After any registrar, nameserver, or DNS change, verify the basics while everything is still fresh: the website resolves, email can send and receive, MX records still point to the right provider, SPF, DKIM, and DMARC records are still present if used, the registrar still has transfer lock enabled, renewal and billing settings are unchanged, and alert emails are going to an inbox you control.

Do not assume a DNS change is safe just because the website loads from your own browser. Cached DNS can hide problems. Check from another network or device when possible.

Simple monthly domain check

For a solo operator, a monthly check can be enough:

The monthly check is straightforward: make sure registrar login works, MFA still works, transfer lock is on, auto-renew is enabled, payment method is valid, DNS provider is known, nameservers are expected, and the recovery email is current.

This takes only a few minutes, but it catches the boring failures that cause real outages: expired cards, old inboxes, and forgotten access paths.

Common mistakes

The biggest mistake is letting the domain live in someone else’s account. Agency and contractor access may be convenient during setup, but the business owner should know where the domain is registered and how it can be recovered.
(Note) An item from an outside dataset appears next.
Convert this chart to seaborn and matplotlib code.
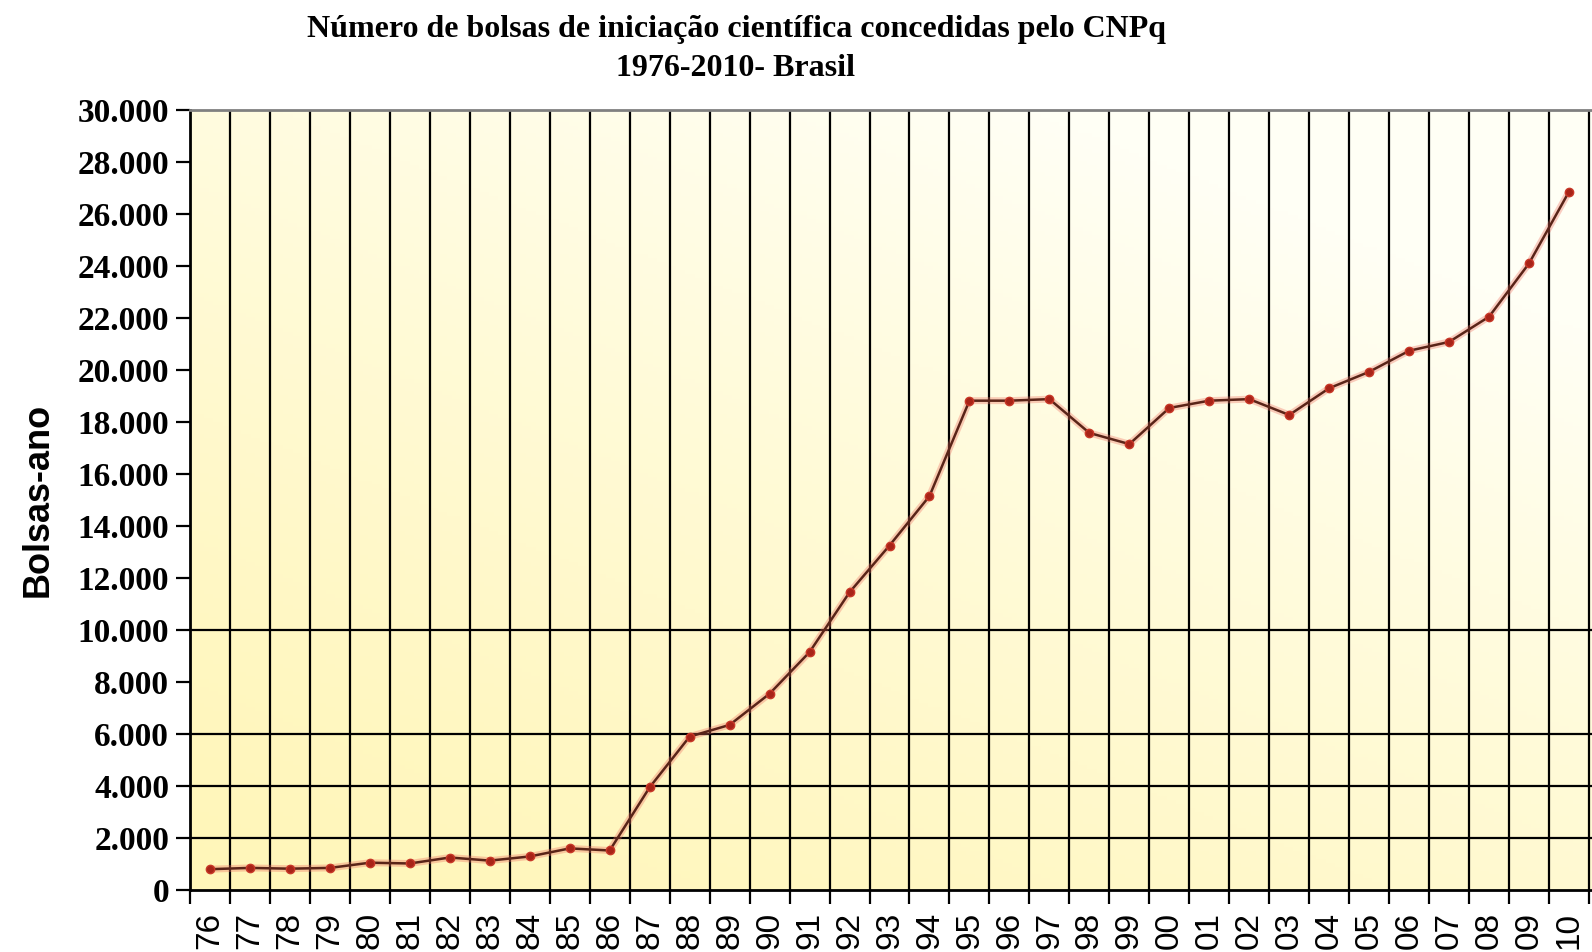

Another common problem is circular recovery: using the domain’s own email as the only registrar recovery email. If DNS or email breaks, that creates a harder recovery path. Transfer lock mistakes are also common. If you disable a lock for a legitimate move, turn it back on when the move is complete.

Finally, do not ignore boring operational details. Expired cards, old inboxes, forgotten DNS providers, and stale backup codes are all realistic causes of domain outages.

Good next step

Log in to your registrar and check three things: MFA, transfer lock, and renewal status. Then document where DNS is hosted.